06 February 2023

A Woman Cheated

The Cannibal Heart
Collected Millar: Dawn of Domestic Suspense
Margaret Millar
New York: Syndicate, 2017

In Margaret Millar's bibliography, The Cannibal Heart falls between It's All in the Family and Do Evil in Return. As a light and lively novel for children, the former is her most unusual; the latter, which deals with the tragic consequences of a refused abortion, is both her most controversial and most timely. The Cannibal Heart isn't so noteworthy. Of the fourteen Millars I've read to date, it ranks below the average, which is to say that it is merely very, very good.

The novel takes place almost entirely on the grounds of a large California oceanfront estate rented by the Banners: Richard, Evelyn, and their active eight-year-old daughter Jessie. The property belongs to a Mrs Wakefield, whose efforts to sell have been thwarted by a draught. Her employees, cook Carmelita and caretaker husband Carl, live with their adolescent daughter Luisa in a three-room apartment above the garage.

Someone spoken of, but not seen, Mrs Wakefield grows as a figure of mystery in the initial chapters. She at last appears as an attractive thirty-something widow worthy of sympathy. In the space of the previous two years, Mrs Wakefield has lost her husband John, as well as Billy, their only child. John was a naval engineer, a wealthy man whom Mrs Wakefield met as a schoolteacher from a small Nebraska town. Their child, Billy, was... well, let's say Billy is revealed gradually. 

But then things in Millar novels are always revealed gradually.

It's suggested that the Banners have come from the East Coast to recover from some sort of domestic disturbance.
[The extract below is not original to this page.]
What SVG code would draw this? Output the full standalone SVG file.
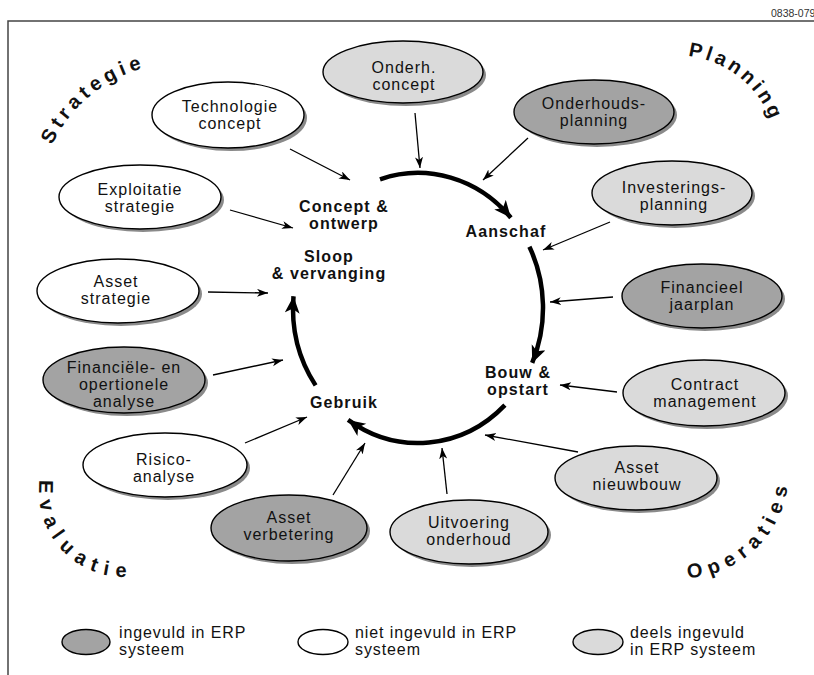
<svg xmlns="http://www.w3.org/2000/svg" width="814" height="675" viewBox="0 0 814 675">
<style>
text{font-family:"Liberation Sans",Arial,sans-serif;fill:#111}
.t{font-size:16px;letter-spacing:1px;text-anchor:middle}
.c{font-size:16px;font-weight:bold;letter-spacing:1.1px;text-anchor:middle}
.k{font-size:20px;font-weight:bold}
.lg{font-size:16px;letter-spacing:0.9px}
.sh{fill:#8a8a8a}
.n{stroke:#000;stroke-width:1.4}
.dk{fill:#a3a3a3}
.lt{fill:#dadada}
.wh{fill:#fff}
.cn line{stroke:#000;stroke-width:1.3;marker-end:url(#ah)}
.cy path{fill:none;stroke:#000;stroke-width:4.5;marker-end:url(#bh)}
</style>
<defs>
<marker id="ah" markerUnits="userSpaceOnUse" markerWidth="12" markerHeight="9" refX="11" refY="4" orient="auto" viewBox="0 0 12 9">
<path d="M0,0 L11,4 L0,8 L3,4 z" fill="#000"/>
</marker>
<marker id="bh" markerUnits="userSpaceOnUse" markerWidth="18" markerHeight="16" refX="17" refY="7.5" orient="auto" viewBox="0 0 18 16">
<path d="M0,0 L17,7.5 L0,15 L4.5,7.5 z" fill="#000"/>
</marker>
<path id="pS" d="M52 145 A142 142 0 0 1 217 68"/>
<path id="pP" d="M688 56 A100 100 0 0 1 777 156"/>
<path id="pE" d="M40 480 A85 85 0 0 0 153 572"/>
<path id="pO" d="M688 578 A106 106 0 0 0 787 454"/>
</defs>
<rect width="814" height="675" fill="#fff"/>
<path d="M8 675 V21 H814" fill="none" stroke="#444" stroke-width="1.5"/>
<text x="771" y="17" style="font-size:10.5px;fill:#333">0838-079</text>

<g id="corner-labels">
<text class="k" letter-spacing="4.5"><textPath href="#pS">Strategie</textPath></text>
<text class="k" letter-spacing="3.5"><textPath href="#pP">Planning</textPath></text>
<text class="k" letter-spacing="7.5"><textPath href="#pE">Evaluatie</textPath></text>
<text class="k" letter-spacing="6.7"><textPath href="#pO">Operaties</textPath></text>
</g>

<g id="cycle" class="cy">
<path d="M380 179.3 A125 135 0 0 1 510.9 217.7"/>
<path d="M529.4 246.7 A125 135 0 0 1 532.2 362.9"/>
<path d="M504.9 405.1 A125 135 0 0 1 348.1 419.9"/>
<path d="M315.6 385.4 A125 135 0 0 1 293.5 296.2"/>
</g>

<g id="cycle-labels">
<text class="c" x="344" y="212">Concept &amp;</text>
<text class="c" x="344" y="229">ontwerp</text>
<text class="c" x="506" y="237">Aanschaf</text>
<text class="c" x="329" y="262">Sloop</text>
<text class="c" x="329" y="279">&amp; vervanging</text>
<text class="c" x="518" y="378">Bouw &amp;</text>
<text class="c" x="518" y="395">opstart</text>
<text class="c" x="344" y="408">Gebruik</text>
</g>

<g id="connectors" class="cn">
<line x1="290" y1="149" x2="350" y2="180"/>
<line x1="415" y1="113" x2="420" y2="168"/>
<line x1="528" y1="138" x2="483" y2="180"/>
<line x1="610" y1="222" x2="543" y2="250"/>
<line x1="613" y1="297" x2="550" y2="302"/>
<line x1="617" y1="392" x2="560" y2="385"/>
<line x1="578" y1="452" x2="485" y2="435"/>
<line x1="447" y1="494" x2="442" y2="448"/>
<line x1="333" y1="495" x2="365" y2="443"/>
<line x1="245" y1="443" x2="307" y2="417"/>
<line x1="213" y1="375" x2="283" y2="360"/>
<line x1="208" y1="292" x2="268" y2="293"/>
<line x1="230" y1="210" x2="293" y2="228"/>
</g>

<g id="technologie-concept">
<ellipse class="sh" cx="231" cy="118" rx="76" ry="33"/>
<ellipse class="n wh" cx="228" cy="115" rx="76" ry="33"/>
<text class="t" x="230" y="112">Technologie</text>
<text class="t" x="230" y="129">concept</text>
</g>
<g id="onderh-concept">
<ellipse class="sh" cx="406" cy="75" rx="80" ry="31"/>
<ellipse class="n lt" cx="403" cy="72" rx="80" ry="31"/>
<text class="t" x="404" y="73">Onderh.</text>
<text class="t" x="404" y="90">concept</text>
</g>
<g id="onderhouds-planning">
<ellipse class="sh" cx="597" cy="115" rx="80" ry="32"/>
<ellipse class="n dk" cx="594" cy="112" rx="80" ry="32"/>
<text class="t" x="594" y="109">Onderhouds-</text>
<text class="t" x="594" y="126">planning</text>
</g>
<g id="investerings-planning">
<ellipse class="sh" cx="675" cy="196" rx="80" ry="32"/>
<ellipse class="n lt" cx="672" cy="193" rx="80" ry="32"/>
<text class="t" x="674" y="193">Investerings-</text>
<text class="t" x="674" y="210">planning</text>
</g>
<g id="financieel-jaarplan">
<ellipse class="sh" cx="705" cy="299" rx="80" ry="32"/>
<ellipse class="n dk" cx="702" cy="296" rx="80" ry="32"/>
<text class="t" x="702" y="293">Financieel</text>
<text class="t" x="702" y="310">jaarplan</text>
</g>
<g id="contract-management">
<ellipse class="sh" cx="707" cy="396" rx="81" ry="33"/>
<ellipse class="n lt" cx="704" cy="393" rx="81" ry="33"/>
<text class="t" x="705" y="390">Contract</text>
<text class="t" x="705" y="407">management</text>
</g>
<g id="asset-nieuwbouw">
<ellipse class="sh" cx="639" cy="481" rx="81" ry="32"/>
<ellipse class="n lt" cx="636" cy="478" rx="81" ry="32"/>
<text class="t" x="637" y="473">Asset</text>
<text class="t" x="637" y="490">nieuwbouw</text>
</g>
<g id="uitvoering-onderhoud">
<ellipse class="sh" cx="472" cy="535" rx="79" ry="32"/>
<ellipse class="n lt" cx="469" cy="532" rx="79" ry="32"/>
<text class="t" x="469" y="528">Uitvoering</text>
<text class="t" x="469" y="545">onderhoud</text>
</g>
<g id="asset-verbetering">
<ellipse class="sh" cx="292" cy="531" rx="78" ry="33"/>
<ellipse class="n dk" cx="289" cy="528" rx="78" ry="33"/>
<text class="t" x="289" y="523">Asset</text>
<text class="t" x="289" y="540">verbetering</text>
</g>
<g id="risico-analyse">
<ellipse class="sh" cx="168" cy="468" rx="82" ry="32"/>
<ellipse class="n wh" cx="165" cy="465" rx="82" ry="32"/>
<text class="t" x="164" y="465">Risico-</text>
<text class="t" x="164" y="482">analyse</text>
</g>
<g id="financiele-analyse">
<ellipse class="sh" cx="127" cy="383" rx="81" ry="33"/>
<ellipse class="n dk" cx="124" cy="380" rx="81" ry="33"/>
<text class="t" x="124" y="373">Financiële- en</text>
<text class="t" x="124" y="390">opertionele</text>
<text class="t" x="124" y="407">analyse</text>
</g>
<g id="asset-strategie">
<ellipse class="sh" cx="121" cy="294" rx="81" ry="32"/>
<ellipse class="n wh" cx="118" cy="291" rx="81" ry="32"/>
<text class="t" x="116" y="287">Asset</text>
<text class="t" x="116" y="304">strategie</text>
</g>
<g id="exploitatie-strategie">
<ellipse class="sh" cx="143" cy="200" rx="81" ry="32"/>
<ellipse class="n wh" cx="140" cy="197" rx="81" ry="32"/>
<text class="t" x="140" y="195">Exploitatie</text>
<text class="t" x="140" y="212">strategie</text>
</g>

<g id="legend">
<ellipse class="n dk" cx="86" cy="642" rx="24" ry="12.5"/>
<text class="lg" x="119" y="638">ingevuld in ERP</text>
<text class="lg" x="119" y="655">systeem</text>
<ellipse class="n wh" cx="323" cy="642" rx="25" ry="12.5"/>
<text class="lg" x="355" y="638">niet ingevuld in ERP</text>
<text class="lg" x="355" y="655">systeem</text>
<ellipse class="n lt" cx="598" cy="642" rx="25" ry="12.5"/>
<text class="lg" x="630" y="638">deels ingevuld</text>
<text class="lg" x="630" y="655">in ERP systeem</text>
</g>
</svg>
Might Evelyn's issues with jealousy be related? Even when alone, Evelyn and Richard maintain the pretence that the move has to do with expanding Jessie's horizons.

We come to know Mrs Wakefield intimately. The life she shared with her husband is something of a blur, but her experience giving birth to Billy and the days that followed are too clear for comfortable reading.

As always, Millar delves deeply into the inner lives of its characters, children included. Fifteen-year-old Luisa, a minor character (no pun intended), is a good example. Like most teenagers, she dreams of life far from her parents. In her fantasies, she's a singer with beautiful blonde hair, fawned over by handsome men with lots of money. But this can never happen in the way she imagines. Reality intrudes, reflected in the words of her father, who recognizes that she has been born "half-mulatto, half Mexican."

Syndicate Books, Millar's current publisher, lists The Cannibal Heart as a novel of suspense. It isn't. The Cannibal Heart belongs with Experiment in Springtime and Wives and Lovers, the two (and only two) novels the publisher categorizes as "OTHER NOVELS." As I wrote in a previous review, in these people do bad things; as do we all. While the reader might anticipate murder – after all, Millar was a mystery writer – nothing of the kind occurs. No character commits a criminal act, though one comes close. That that same character is the most sympathetic, most wronged, and most cheated, leads me to wonder whether I'm not right to thinking The Cannibal Heart below average Millar.

"For an old friend, a fine critic, and an ever-imaginative angler, Harry E. Maule."
An editor at Random House, Harry Edward Maule (1886-1971) accepted Millar's 1956 Edgar Allan Poe Award for Beast in View.

Object and Access: A bulky trade-size paperback, Dawn of Domestic Suspense is the second in the attractive (if cramped) seven-volume Collected Millar. The Cannibal Heart was the last to be read; the others have been reviewed in previous blog posts:
The Cannibal Heart is the ninth of Margaret Millar's twenty-six novels. It was first published in 1949 by Random House; Hamish Hamilton issued a British edition the following year. The Random House jacket (above right) better reflects the novel.

The Cannibal Heart was not a commercial success. It had spent over three decades out-of-print when, in 1985, International Polygonics issued the first paperback edition. A Thorndike large print edition followed fifteen years later.

As might be expected, The Cannibal Heart is uncommon in our public libraries. That serving Kitchener, the city in which Margaret Millar was born, the city in which she was raised, the city in which her father served as mayor, does not have a copy.

The Collected Millar remains in print. Used copies of The Cannibal Heart listed online begin at €6 (a first edition lacking jacket). At US$225, the most expensive is the same edition in "fine, bright dust jacket." Do not read the bookseller's description as there is a spoiler. 

The Cannibal Heart has enjoyed two translations: French (Le coeur cannibale) and German (Kannibalen-Herz).